In 2009, India was the world’s second largest arms importer. But it’s still an importer. Frontline tanks, fighter jets and warships, they’re all foreign made. This means dependency. China, in contrast, is now among the world’s five top arms exporters. India’s own defence development efforts since 1947, barring the odd missile, so far have been a scandalous waste. This tardiness retards the country’s power projection capability in hard military terms.
Then, there is the question of economic emergence. At last count, this country of 1.14 billon people had the world’s largest number of malnourished children. India also has more people who can’t write their name, more malaria deaths and more jobless youth than any other country. To most statisticians at human development organisations, the very aspiration of superpowerdom is a crude joke.
Gung-ho Indians, meanwhile, are counting on the ‘demographic dividend’. By this conventional wisdom, India will still be youthfully energetic while the developed world ages into its drone years. This view ignores the fact that a majority of India’s young are illiterate and underfed, and unfit to do anything except the most ill-paid of jobs. The dividend could well turn out to be a disaster.
The third superpower paradigm involves the State and its institutions. While Indian democracy is often hailed highly for its ‘soft power’ appeal worldwide, it masks a bad case of dysfunctional politics, a reality that strikes the elite only in occasional spasms. Instead of delivery of results, electoral politics is all about retention of power and dispensing of patronage. Unlike the revitalised US democracy, India’s capacity for self-renewal seems much too weak for the country’s good.
Worse, the resolve to attain the grand goal India has set for itself is in sparse evidence. Internally, the Superpower Project is hollow. Take a look around. The fissures of petty politics block attempts to win elections on national issues. Nor can these become priorities of governance. Superpowers, on the other hand, have always upheld issues that are vital to them in a broad sense.
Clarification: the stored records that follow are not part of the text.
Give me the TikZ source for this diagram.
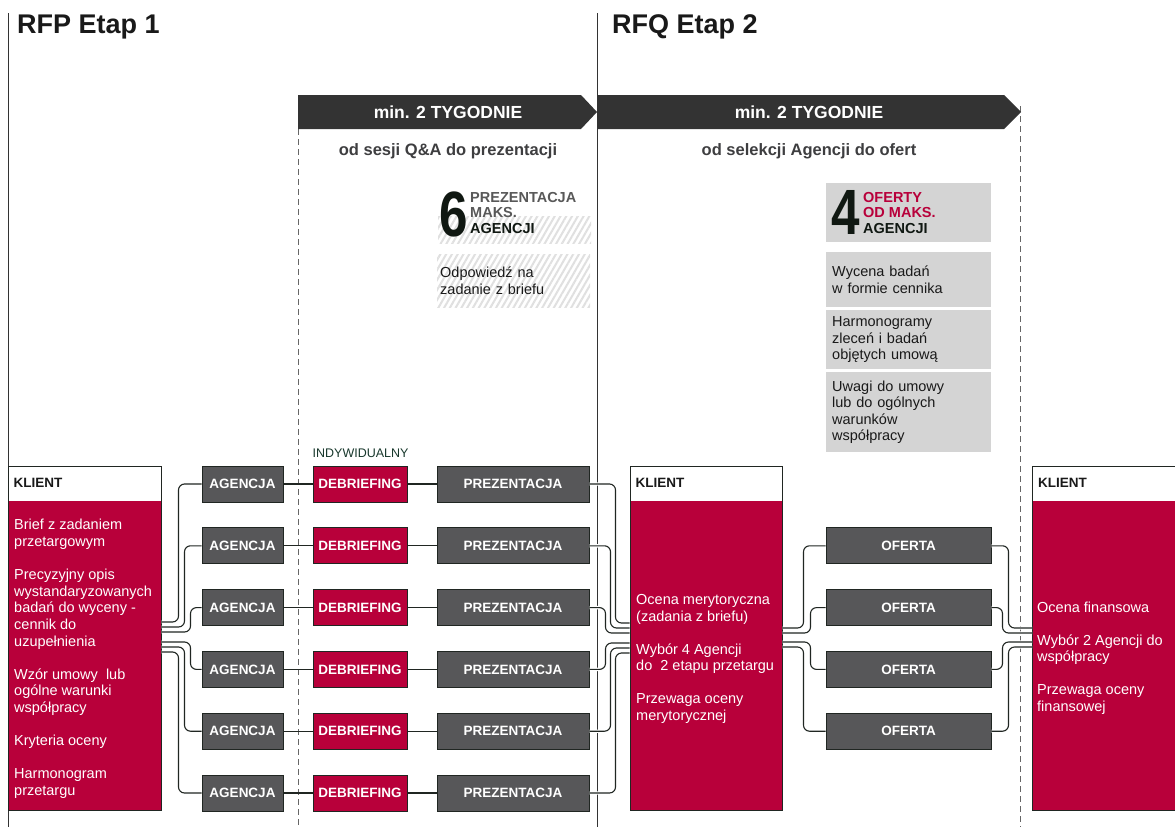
\documentclass[tikz,border=0pt]{standalone}
\usepackage{fontspec}
\setmainfont{Liberation Sans}
\usetikzlibrary{patterns.meta}

\definecolor{crimson}{RGB}{184,0,58}
\definecolor{boxgray}{RGB}{87,87,89}
\definecolor{boxline}{RGB}{32,38,34}
\definecolor{bandgray}{RGB}{51,51,51}
\definecolor{panelgray}{RGB}{212,212,212}
\definecolor{subgray}{RGB}{62,62,64}
\definecolor{labelgray}{RGB}{88,88,88}
\definecolor{numblack}{RGB}{16,24,18}
\definecolor{darkgreen}{RGB}{24,56,44}

\tikzset{
  box/.style={draw=boxline, line width=1pt, minimum height=36pt, inner sep=0pt, text=white,
    font=\bfseries\fontsize{13.5}{16}\selectfont},
  agbox/.style={box, fill=boxgray, minimum width=81pt},
  debox/.style={box, fill=crimson, minimum width=94pt},
  prbox/.style={box, fill=boxgray, minimum width=152pt},
  ofbox/.style={box, fill=boxgray, minimum width=165pt},
  kbox/.style={draw=boxline, line width=1pt, fill=crimson, minimum height=344pt, inner sep=0pt,
    path picture={\fill[white] (path picture bounding box.north west)
      rectangle ([yshift=-35pt]path picture bounding box.north east);}},
  klabel/.style={anchor=west, inner sep=0pt, text=black!90, font=\bfseries\fontsize{13.5}{16}\selectfont},
  ktext/.style={anchor=north west, inner sep=0pt, align=left, text=white, font=\fontsize{14.5}{16.7}\selectfont},
  link/.style={draw=boxline, line width=1.1pt},
  wire/.style={link, rounded corners=6pt, preaction={draw=white, line width=3.4pt}},
  divider/.style={draw=black!80, line width=1pt},
  dashdiv/.style={draw=black!60, line width=1pt, dash pattern=on 6pt off 4pt},
  title/.style={anchor=west, inner sep=0pt, text=black!90, font=\bfseries\fontsize{27}{30}\selectfont},
  bandtext/.style={text=white, font=\bfseries\fontsize{17.5}{20}\selectfont},
  subtitle/.style={text=subgray, font=\bfseries\fontsize{16.5}{19}\selectfont},
  hatch/.style={anchor=north west, minimum width=153pt, inner xsep=3pt, inner ysep=0pt,
    pattern={Lines[angle=60, distance=5pt, line width=2pt]}, pattern color=black!12},
  panel/.style={anchor=north west, fill=panelgray, minimum width=165pt, text width=153pt,
    inner xsep=6pt, inner ysep=0pt, align=left, text=black!90, font=\fontsize{14.5}{16.3}\selectfont},
  bignum/.style={anchor=south west, inner sep=0pt, text=numblack, font=\bfseries\fontsize{64}{64}\selectfont},
  numlabel/.style={anchor=north west, inner sep=0pt, align=left, font=\bfseries\fontsize{14.5}{15.5}\selectfont}
}

\begin{document}
\begin{tikzpicture}[x=1pt, y=-1pt]
  \useasboundingbox (0,0) rectangle (1175,827);
  \fill[white] (0,0) rectangle (1175,827);

  % stage borders
  \draw[divider] (8,13) -- (8,827);
  \draw[divider] (597,13) -- (597,827);
  \draw[dashdiv] (298,129) -- (298,827);
  \draw[dashdiv] (1020,106) -- (1020,827);

  \node[title] (etap1) at (17,27) {RFP Etap 1};
  \node[title] (etap2) at (612,27) {RFQ Etap 2};

  % time bands
  \fill[bandgray] (298,95) -- (581,95) -- (597,112) -- (581,129) -- (298,129) -- cycle;
  \fill[bandgray] (597,95) -- (1004,95) -- (1021,112) -- (1004,129) -- (597,129) -- cycle;
  \node[bandtext] (czas1) at (448,112) {min. 2 TYGODNIE};
  \node[bandtext] (czas2) at (809,112) {min. 2 TYGODNIE};
  \node[subtitle] (okres1) at (448,151) {od sesji Q\&A do prezentacji};
  \node[subtitle] (okres2) at (809,151) {od selekcji Agencji do ofert};

  % limits of stage 1
  \node[hatch, minimum height=27pt] (pasy) at (437,215) {};
  \node[hatch, minimum height=53pt, text width=147pt, align=left, text=black!90,
    font=\fontsize{14.5}{17.5}\selectfont] (odpowiedz) at (437,254) {Odpowiedź na\\zadanie z briefu};
  \node[bignum] (num6) at (439,237) {\scalebox{0.8}[1]{6}};
  \node[numlabel] (limit6) at (470,192)
    {\textcolor{labelgray}{PREZENTACJA}\\\textcolor{labelgray}{MAKS.}\\\textcolor{numblack}{AGENCJI}};

  % limits of stage 2
  \node[panel, minimum height=59pt] (naglowek) at (826,183) {};
  \node[bignum] (num4) at (831,235) {\scalebox{0.8}[1]{4}};
  \node[numlabel] (limit4) at (863,192)
    {\textcolor{crimson}{OFERTY}\\\textcolor{crimson}{OD MAKS.}\\\textcolor{numblack}{AGENCJI}};
  \node[panel, minimum height=55pt] (wycena) at (826,252) {Wycena badań\\w formie cennika};
  \node[panel, minimum height=59pt] (harmonogram) at (826,310) {Harmonogramy\\zleceń i badań\\objętych umową};
  \node[panel, minimum height=80pt] (uwagi) at (826,372) {Uwagi do umowy\\lub do ogólnych\\warunków\\współpracy};

  % client boxes
  \node[kbox, minimum width=153pt] (klient1) at (84.5,638) {};
  \node[kbox, minimum width=152pt] (klient2) at (706,638) {};
  \node[kbox, minimum width=150pt, anchor=west] (klient3) at (1032,638) {};
  \foreach \k in {1,2,3}
    \node[klabel] at ([xshift=6pt, yshift=-17.5pt]klient\k.north west) {KLIENT};

  \node[ktext] (brief) at (14,519) {Brief z zadaniem\\przetargowym\\[16.3pt]
    Precyzyjny opis\\wystandaryzowanych\\badań do wyceny -\\cennik do\\uzupełnienia\\[16.3pt]
    Wzór umowy\ \ lub\\ogólne warunki\\współpracy\\[16.3pt]
    Kryteria oceny\\[16.3pt]
    Harmonogram\\przetargu};
  \node[ktext] (ocena1) at (636,594) {Ocena merytoryczna\\(zadania z briefu)\\[16.3pt]
    Wybór 4 Agencji\\do\ \ 2 etapu przetargu\\[16.3pt]
    Przewaga oceny\\merytorycznej};
  \node[ktext] (ocena2) at (1037,601.5) {Ocena finansowa\\[16.3pt]
    Wybór 2 Agencji do\\współpracy\\[16.3pt]
    Przewaga oceny\\finansowej};

  % agencies
  \foreach \i in {1,...,6} {
    \pgfmathsetmacro\ry{484+61.8*(\i-1)}
    \node[agbox] (agencja\i) at (242.5,\ry) {AGENCJA};
    \node[debox] (debrief\i) at (360,\ry) {DEBRIEFING};
    \node[prbox] (prez\i) at (513,\ry) {PREZENTACJA};
    \draw[link] (agencja\i) -- (debrief\i);
    \draw[link] (debrief\i) -- (prez\i);
  }
  \node[anchor=base west, inner sep=0pt, text=darkgreen, font=\fontsize{12.5}{14}\selectfont]
    (indywidualny) at ([yshift=8pt]debrief1.north west) {INDYWIDUALNY};

  \foreach \i in {1,...,4} {
    \pgfmathsetmacro\ry{484+61.8*\i}
    \node[ofbox] (oferta\i) at (908.5,\ry) {OFERTA};
  }

  % wiring
  \foreach \i/\dy/\dx in {1/16/17, 2/11/23, 3/6/29, 4/-4/29, 5/-9/23, 6/-14/17}
    \draw[wire] ([yshift=\dy pt]klient1.east) -- ++(\dx,0) |- (agencja\i.west);
  \foreach \i/\dx/\dy in {1/26/15, 2/21/10, 3/16/5, 4/16/-5, 5/21/-10, 6/26/-15}
    \draw[wire] (prez\i.east) -- ++(\dx,0) |- ([yshift=\dy pt]klient2.west);
  \foreach \i/\dy/\dx in {1/10/21, 2/5/28, 3/-4/28, 4/-9/21}
    \draw[wire] ([yshift=\dy pt]klient2.east) -- ++(\dx,0) |- (oferta\i.west);
  \foreach \i/\dx/\dy in {1/17/10, 2/11/5, 3/11/-4, 4/17/-9}
    \draw[wire] (oferta\i.east) -- ++(\dx,0) |- ([yshift=\dy pt]klient3.west);
\end{tikzpicture}
\end{document}
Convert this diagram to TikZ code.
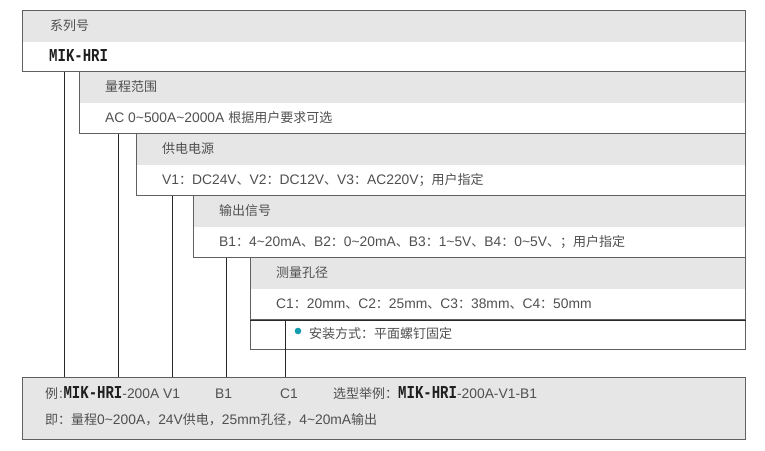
\documentclass[tikz,border=0pt]{standalone}
\usepackage{graphicx}
\usepackage{fontspec}
\setmainfont{Liberation Sans}[Scale=1.064]
\newfontfamily\zh{Noto Sans CJK SC}
\newfontfamily\mikfont{Liberation Mono}[Scale=1.4]
\newcommand\tld{\char"7E\relax}
\definecolor{bordc}{RGB}{96,96,96}
\definecolor{bandc}{RGB}{230,230,230}
\definecolor{txtc}{RGB}{80,80,80}
\definecolor{mikc}{RGB}{30,30,30}
\definecolor{connc}{RGB}{40,40,40}
\definecolor{dotc}{RGB}{20,155,175}
\newcommand\mik{\scalebox{0.77}[1]{\color{mikc}\mikfont\bfseries MIK-HRI}}
\begin{document}
\begin{tikzpicture}[x=1pt,y=-1pt,
  box/.style={draw=bordc, line width=1.2pt, fill=white, anchor=north west, inner sep=0pt, minimum width=723pt, minimum height=62pt},
  banded/.style={path picture={\fill[bandc] (path picture bounding box.north west) rectangle ([yshift=-31.5pt]path picture bounding box.north east);}},
  txt/.style={anchor=base west, inner sep=0pt, text=txtc, font=\fontsize{13pt}{15pt}\selectfont},
  conn/.style={draw=connc, line width=1pt},
  darkline/.style={draw=connc, line width=1.2pt}]
\useasboundingbox (0,0) rectangle (765,450);
% boxes
\node[box, banded, minimum height=61.5pt] (b1) at (22,9.5) {};
\node[box, banded, minimum width=666pt] (b2) at (79,71) {};
\node[box, banded, minimum width=609pt] (b3) at (136,133) {};
\node[box, banded, minimum width=552pt] (b4) at (193,195) {};
\node[box, banded, minimum width=495pt] (b5) at (250,257) {};
\node[box, minimum width=495pt, minimum height=29.5pt] (b6) at (250,319) {};
\node[box, fill=bandc] (ex) at (22,377) {};
\draw[darkline] (b5.south west) -- (b5.south east);
% connector positions
\coordinate (c1) at (64,0);
\coordinate (c2) at (118,0);
\coordinate (c3) at (172,0);
\coordinate (c4) at (226,0);
\coordinate (c5) at (285.5,0);
\draw[conn] (b1.south -| c1) -- (ex.north -| c1);
\draw[conn] (b2.south -| c2) -- (ex.north -| c2);
\draw[conn] (b3.south -| c3) -- (ex.north -| c3);
\draw[conn] (b4.south -| c4) -- (ex.north -| c4);
\draw[conn] (b5.south -| c5) -- (ex.north -| c5);
% texts
\node[txt] (t1a) at (50,30) {\zh 系列号};
\node[txt] (t1b) at (49,61) {\mik};
\node[txt] (t2a) at (105,91.5) {\zh 量程范围};
\node[txt] (t2b) at (105,122) {AC 0\tld500A\tld2000A {\zh 根据用户要求可选}};
\node[txt] (t3a) at (162,153.5) {\zh 供电电源};
\node[txt] (t3b) at (162,184) {V1{\zh ：}DC24V{\zh 、}V2{\zh ：}DC12V{\zh 、}V3{\zh ：}AC220V{\zh ；用户指定}};
\node[txt] (t4a) at (219,215.5) {\zh 输出信号};
\node[txt] (t4b) at (219,246) {B1{\zh ：}4\tld20mA{\zh 、}B2{\zh ：}0\tld20mA{\zh 、}B3{\zh ：}1\tld5V{\zh 、}B4{\zh ：}0\tld5V{\zh 、；用户指定}};
\node[txt] (t5a) at (276,277.5) {\zh 测量孔径};
\node[txt] (t5b) at (276,308) {C1{\zh ：}20mm{\zh 、}C2{\zh ：}25mm{\zh 、}C3{\zh ：}38mm{\zh 、}C4{\zh ：}50mm};
\fill[dotc] (298,331) circle (3.3pt);
\node[txt] (t6) at (309,338.5) {\zh 安装方式：平面螺钉固定};
\node[txt] (e1) at (45,398.5) {{\zh 例}\kern1pt:\kern0.5pt\mik-200A V1};
\node[txt] (e2) at (215,398.5) {B1};
\node[txt] (e3) at (280,398.5) {C1};
\node[txt] (e4) at (333,398.5) {{\zh 选型举例：}\mik-200A-V1-B1};
\node[txt] (e5) at (45,424.5) {{\zh 即：量程}0\tld200A{\zh ，}24V{\zh 供电，}25mm{\zh 孔径，}4\tld20mA{\zh 输出}};
\end{tikzpicture}
\end{document}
So why does this fancy persist? Says Shiv Vishwanathan, a sociologist, “There is a fantastic urge within the middle-class for upward mobility. For status. This is fuelled equally by the expatriate Indian cousins when they visit or hold ‘India’ days. It is a dangerous fantasy because it is taken as manifest destiny. Bear in mind that a lot can still go wrong in the India story. If the middle-class insulates itself in the superpower ivory tower, it will invite reactions.”
There are sniggers in the dark, scowls in the aisles. Read The White Tiger. Or watch Slumdog Millionaire. Though aimed at Western audiences, they are reminders of the mockery that comes the way of India’s middle-class consensus on Superpowerhood. And indeed, there is much that should make the country squirm. There is nothing ‘super’ in having to declare a quarter of the country’s districts tormented by Naxal violence. There are people out in the jungles who are taking up guns to overthrow the State, an entity they see as increasingly hostage to the mollycoddled middle-class and its fancies.
So, can no good come of hallucination? It could depend on how the energies are channelled. In Meiji Japan, or Imperial Britain, the State took national ambition to new heights. “Some good does come out of the fantasy,” says Gurcharan Das, “It gives a sense of self-belief. But it is critical to direct this positive energy, for otherwise it can lead to a dangerous disconnect of the elite from the concerns of a transforming country.” India must wake up.